* **Task statement**
Reproduce all of the data below without alteration; exclude every picture.

* **Provided material**
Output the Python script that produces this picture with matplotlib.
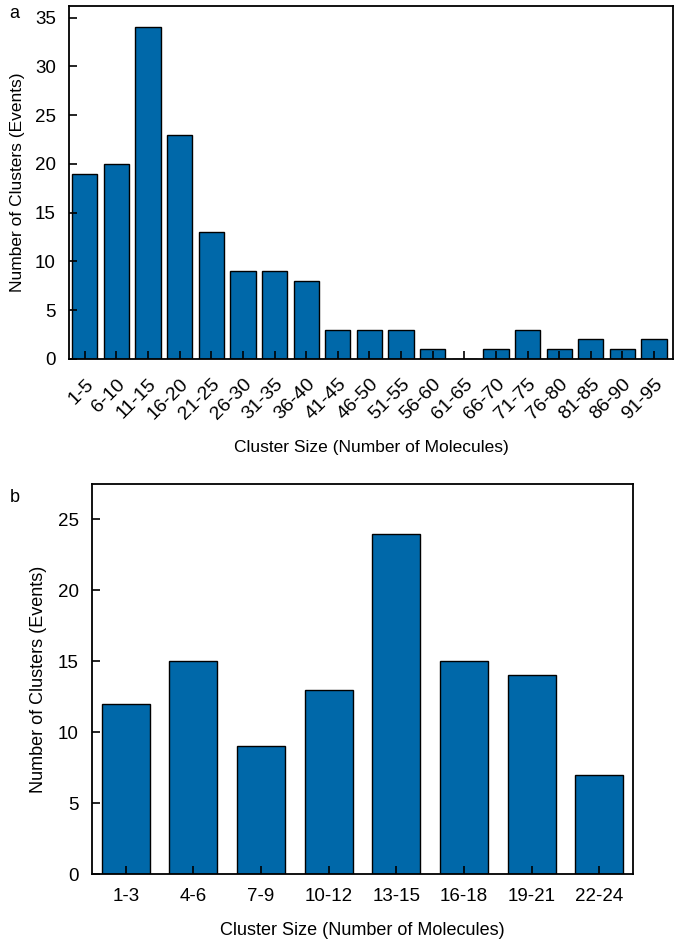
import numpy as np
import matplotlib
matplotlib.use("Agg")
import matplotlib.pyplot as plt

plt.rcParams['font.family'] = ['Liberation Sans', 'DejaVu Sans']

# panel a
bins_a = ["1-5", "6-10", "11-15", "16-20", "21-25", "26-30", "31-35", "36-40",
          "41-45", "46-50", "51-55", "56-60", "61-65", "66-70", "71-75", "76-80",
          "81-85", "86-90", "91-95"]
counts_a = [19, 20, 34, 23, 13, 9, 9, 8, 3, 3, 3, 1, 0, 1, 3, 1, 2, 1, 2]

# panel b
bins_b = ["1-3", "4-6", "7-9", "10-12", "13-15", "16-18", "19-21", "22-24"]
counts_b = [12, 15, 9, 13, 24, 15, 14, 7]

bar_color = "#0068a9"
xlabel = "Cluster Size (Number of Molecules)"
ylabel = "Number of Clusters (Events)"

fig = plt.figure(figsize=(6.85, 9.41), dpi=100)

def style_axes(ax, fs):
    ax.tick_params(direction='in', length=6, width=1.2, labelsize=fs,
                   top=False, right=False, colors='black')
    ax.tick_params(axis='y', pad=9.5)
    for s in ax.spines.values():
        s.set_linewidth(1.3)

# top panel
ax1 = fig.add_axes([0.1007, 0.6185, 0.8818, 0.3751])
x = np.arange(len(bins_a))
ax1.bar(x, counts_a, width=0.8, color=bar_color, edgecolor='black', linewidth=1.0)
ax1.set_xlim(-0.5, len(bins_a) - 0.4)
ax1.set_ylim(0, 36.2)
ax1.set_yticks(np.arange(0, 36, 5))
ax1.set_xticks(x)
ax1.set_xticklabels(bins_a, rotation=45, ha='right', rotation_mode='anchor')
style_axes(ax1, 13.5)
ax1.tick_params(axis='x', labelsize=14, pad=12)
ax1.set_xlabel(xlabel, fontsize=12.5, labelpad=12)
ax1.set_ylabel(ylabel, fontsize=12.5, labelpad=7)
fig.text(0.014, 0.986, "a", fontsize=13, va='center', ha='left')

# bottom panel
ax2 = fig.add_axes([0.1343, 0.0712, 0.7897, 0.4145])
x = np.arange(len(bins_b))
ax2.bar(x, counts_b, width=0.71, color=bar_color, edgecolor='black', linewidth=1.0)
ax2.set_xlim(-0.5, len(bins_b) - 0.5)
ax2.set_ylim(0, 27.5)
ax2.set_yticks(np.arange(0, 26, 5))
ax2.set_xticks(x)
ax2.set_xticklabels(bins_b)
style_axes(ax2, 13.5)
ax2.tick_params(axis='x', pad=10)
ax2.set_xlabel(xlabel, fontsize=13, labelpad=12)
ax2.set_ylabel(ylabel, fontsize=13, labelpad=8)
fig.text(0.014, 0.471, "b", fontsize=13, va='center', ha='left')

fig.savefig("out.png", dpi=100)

* **Finished exercise**
Output the Python script that produces this picture with matplotlib.
import numpy as np
import matplotlib
matplotlib.use("Agg")
import matplotlib.pyplot as plt

plt.rcParams['font.family'] = ['Liberation Sans', 'DejaVu Sans']

# panel a
bins_a = ["1-5", "6-10", "11-15", "16-20", "21-25", "26-30", "31-35", "36-40",
          "41-45", "46-50", "51-55", "56-60", "61-65", "66-70", "71-75", "76-80",
          "81-85", "86-90", "91-95"]
counts_a = [19, 20, 34, 23, 13, 9, 9, 8, 3, 3, 3, 1, 0, 1, 3, 1, 2, 1, 2]

# panel b
bins_b = ["1-3", "4-6", "7-9", "10-12", "13-15", "16-18", "19-21", "22-24"]
counts_b = [12, 15, 9, 13, 24, 15, 14, 7]

bar_color = "#0068a9"
xlabel = "Cluster Size (Number of Molecules)"
ylabel = "Number of Clusters (Events)"

fig = plt.figure(figsize=(6.85, 9.41), dpi=100)

def style_axes(ax, fs):
    ax.tick_params(direction='in', length=6, width=1.2, labelsize=fs,
                   top=False, right=False, colors='black')
    ax.tick_params(axis='y', pad=9.5)
    for s in ax.spines.values():
        s.set_linewidth(1.3)

# top panel
ax1 = fig.add_axes([0.1007, 0.6185, 0.8818, 0.3751])
x = np.arange(len(bins_a))
ax1.bar(x, counts_a, width=0.8, color=bar_color, edgecolor='black', linewidth=1.0)
ax1.set_xlim(-0.5, len(bins_a) - 0.4)
ax1.set_ylim(0, 36.2)
ax1.set_yticks(np.arange(0, 36, 5))
ax1.set_xticks(x)
ax1.set_xticklabels(bins_a, rotation=45, ha='right', rotation_mode='anchor')
style_axes(ax1, 13.5)
ax1.tick_params(axis='x', labelsize=14, pad=12)
ax1.set_xlabel(xlabel, fontsize=12.5, labelpad=12)
ax1.set_ylabel(ylabel, fontsize=12.5, labelpad=7)
fig.text(0.014, 0.986, "a", fontsize=13, va='center', ha='left')

# bottom panel
ax2 = fig.add_axes([0.1343, 0.0712, 0.7897, 0.4145])
x = np.arange(len(bins_b))
ax2.bar(x, counts_b, width=0.71, color=bar_color, edgecolor='black', linewidth=1.0)
ax2.set_xlim(-0.5, len(bins_b) - 0.5)
ax2.set_ylim(0, 27.5)
ax2.set_yticks(np.arange(0, 26, 5))
ax2.set_xticks(x)
ax2.set_xticklabels(bins_b)
style_axes(ax2, 13.5)
ax2.tick_params(axis='x', pad=10)
ax2.set_xlabel(xlabel, fontsize=13, labelpad=12)
ax2.set_ylabel(ylabel, fontsize=13, labelpad=8)
fig.text(0.014, 0.471, "b", fontsize=13, va='center', ha='left')

fig.savefig("out.png", dpi=100)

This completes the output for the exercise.